— TASK REQUIREMENTS —
In the material below, please retype the lines from the very first through the one with "const lowers = [lower25, lower50, lower100, lower200];", exactly and without pictures.

— COLLECTED MATERIAL —

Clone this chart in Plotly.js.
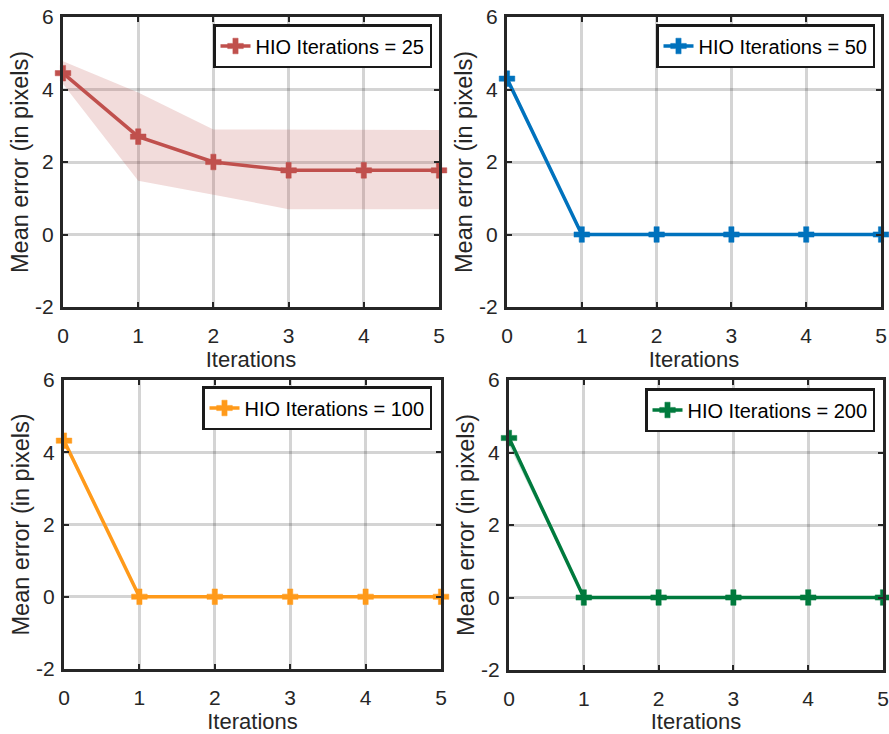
<!DOCTYPE html>
<html>
<head>
<meta charset="utf-8">
<script src="https://cdn.plot.ly/plotly-3.0.1.min.js"></script>
<style>html,body{margin:0;padding:0;background:#fff;}#chart{width:889px;height:734px;}</style>
</head>
<body>
<div id="chart"></div>
<script>
const iterations = [0, 1, 2, 3, 4, 5];
const seriesLabels = ['HIO Iterations = 25', 'HIO Iterations = 50', 'HIO Iterations = 100', 'HIO Iterations = 200'];
const mean25 = [4.45, 2.7, 2.0, 1.77, 1.77, 1.77];
const upper25 = [4.78, 3.92, 2.9, 2.9, 2.9, 2.88];
const lower25 = [4.15, 1.48, 1.1, 0.7, 0.7, 0.7];
const mean50 = [4.3, 0, 0, 0, 0, 0];
const upper50 = [4.42, 0.02, 0, 0, 0, 0];
const lower50 = [4.18, -0.02, 0, 0, 0, 0];
const mean100 = [4.32, 0, 0, 0, 0, 0];
const upper100 = [4.44, 0.02, 0, 0, 0, 0];
const lower100 = [4.2, -0.02, 0, 0, 0, 0];
const mean200 = [4.4, 0, 0, 0, 0, 0];
const upper200 = [4.52, 0.02, 0, 0, 0, 0];
const lower200 = [4.2, -0.02, 0, 0, 0, 0];
const yTickVals = [-2, 0, 2, 4, 6];
const yTickText = ['-2', '0', '2', '4', '6'];
const xTickVals = [0, 1, 2, 3, 4, 5];
const xTickText = ['0', '1', '2', '3', '4', '5'];
const xTitle = 'Iterations';
const yTitle = 'Mean error (in pixels)';

const colors = ['#C0504D', '#0072BD', '#FF9A1A', '#007A3D'];
const bandColors = ['rgba(192,80,77,0.2)', 'rgba(0,114,189,0.2)', 'rgba(255,154,26,0.25)', 'rgba(0,122,61,0.2)'];
const means = [mean25, mean50, mean100, mean200];
const uppers = [upper25, upper50, upper100, upper200];
const lowers = [lower25, lower50, lower100, lower200];

const domainsX = [[63/889, 439/889], [507/889, 881/889], [64/889, 441/889], [509/889, 883/889]];
const domainsY = [[1-307/734, 1-17/734], [1-307/734, 1-17/734], [1-669/734, 1-380/734], [1-670/734, 1-380/734]];
const legendPos = [[432/889, 1-24/734], [875/889, 1-24/734], [432/889, 1-386/734], [875/889, 1-388/734]];

const FONT = '"Liberation Sans", Arial, sans-serif';
const traces = [];
const layout = {
  width: 889, height: 734,
  margin: {l: 0, r: 0, t: 0, b: 0},
  paper_bgcolor: '#fff', plot_bgcolor: '#fff',
  font: {family: FONT, color: '#262626'},
  showlegend: true
};

for (let i = 0; i < 4; i++) {
  const sfx = i === 0 ? '' : String(i + 1);
  const xa = 'x' + sfx, ya = 'y' + sfx;
  const lg = 'legend' + sfx;
  const bandX = iterations.concat(iterations.slice().reverse());
  const bandY = uppers[i].concat(lowers[i].slice().reverse());
  traces.push({
    x: bandX, y: bandY, xaxis: xa, yaxis: ya,
    type: 'scatter', mode: 'lines', fill: 'toself',
    fillcolor: bandColors[i], line: {width: 0, color: 'rgba(0,0,0,0)'},
    showlegend: false, hoverinfo: 'skip', legend: lg
  });
  traces.push({
    x: iterations, y: means[i], xaxis: xa, yaxis: ya,
    type: 'scatter', mode: 'lines+markers', name: seriesLabels[i],
    line: {color: colors[i], width: 3.5},
    marker: {symbol: 'cross', size: 13, color: colors[i], line: {width: 0.5, color: colors[i]}},
    cliponaxis: false,
    legend: lg, showlegend: true
  });
  const axCommon = {
    showline: true, mirror: 'ticks', linecolor: '#262626', linewidth: 3,
    ticks: 'inside', ticklen: 5, tickwidth: 2, tickcolor: '#262626',
    showgrid: true, gridcolor: 'rgba(0,0,0,0.17)', gridwidth: 3,
    zeroline: false, tickfont: {size: 21, family: FONT, color: '#262626'},
    automargin: false, fixedrange: true
  };
  layout['xaxis' + sfx] = Object.assign({}, axCommon, {
    domain: domainsX[i], anchor: ya, range: [0, 5],
    tickmode: 'array', tickvals: xTickVals, ticktext: xTickText, ticklabelstandoff: 8,
    title: {text: xTitle, font: {size: 22, family: FONT, color: '#262626'}, standoff: 4}
  });
  layout['yaxis' + sfx] = Object.assign({}, axCommon, {
    domain: domainsY[i], anchor: xa, range: [-2, 6],
    tickmode: 'array', tickvals: yTickVals, ticktext: yTickText, ticklabelstandoff: 2,
    title: {text: yTitle, font: {size: 23.5, family: FONT, color: '#262626'}, standoff: 0}
  });
  layout[lg] = {
    x: legendPos[i][0], y: legendPos[i][1], xanchor: 'right', yanchor: 'top',
    xref: 'paper', yref: 'paper',
    bgcolor: '#fff', bordercolor: '#1a1a1a', borderwidth: 2.5,
    font: {size: 20, family: FONT, color: '#000'},
    itemwidth: 30, tracegroupgap: 0
  };
}

Plotly.newPlot('chart', traces, layout, {staticPlot: true, displayModeBar: false});
</script>
</body>
</html>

— OUTPUT FOR THIS TASK —
Clone this chart in Plotly.js.
<!DOCTYPE html>
<html>
<head>
<meta charset="utf-8">
<script src="https://cdn.plot.ly/plotly-3.0.1.min.js"></script>
<style>html,body{margin:0;padding:0;background:#fff;}#chart{width:889px;height:734px;}</style>
</head>
<body>
<div id="chart"></div>
<script>
const iterations = [0, 1, 2, 3, 4, 5];
const seriesLabels = ['HIO Iterations = 25', 'HIO Iterations = 50', 'HIO Iterations = 100', 'HIO Iterations = 200'];
const mean25 = [4.45, 2.7, 2.0, 1.77, 1.77, 1.77];
const upper25 = [4.78, 3.92, 2.9, 2.9, 2.9, 2.88];
const lower25 = [4.15, 1.48, 1.1, 0.7, 0.7, 0.7];
const mean50 = [4.3, 0, 0, 0, 0, 0];
const upper50 = [4.42, 0.02, 0, 0, 0, 0];
const lower50 = [4.18, -0.02, 0, 0, 0, 0];
const mean100 = [4.32, 0, 0, 0, 0, 0];
const upper100 = [4.44, 0.02, 0, 0, 0, 0];
const lower100 = [4.2, -0.02, 0, 0, 0, 0];
const mean200 = [4.4, 0, 0, 0, 0, 0];
const upper200 = [4.52, 0.02, 0, 0, 0, 0];
const lower200 = [4.2, -0.02, 0, 0, 0, 0];
const yTickVals = [-2, 0, 2, 4, 6];
const yTickText = ['-2', '0', '2', '4', '6'];
const xTickVals = [0, 1, 2, 3, 4, 5];
const xTickText = ['0', '1', '2', '3', '4', '5'];
const xTitle = 'Iterations';
const yTitle = 'Mean error (in pixels)';

const colors = ['#C0504D', '#0072BD', '#FF9A1A', '#007A3D'];
const bandColors = ['rgba(192,80,77,0.2)', 'rgba(0,114,189,0.2)', 'rgba(255,154,26,0.25)', 'rgba(0,122,61,0.2)'];
const means = [mean25, mean50, mean100, mean200];
const uppers = [upper25, upper50, upper100, upper200];
const lowers = [lower25, lower50, lower100, lower200];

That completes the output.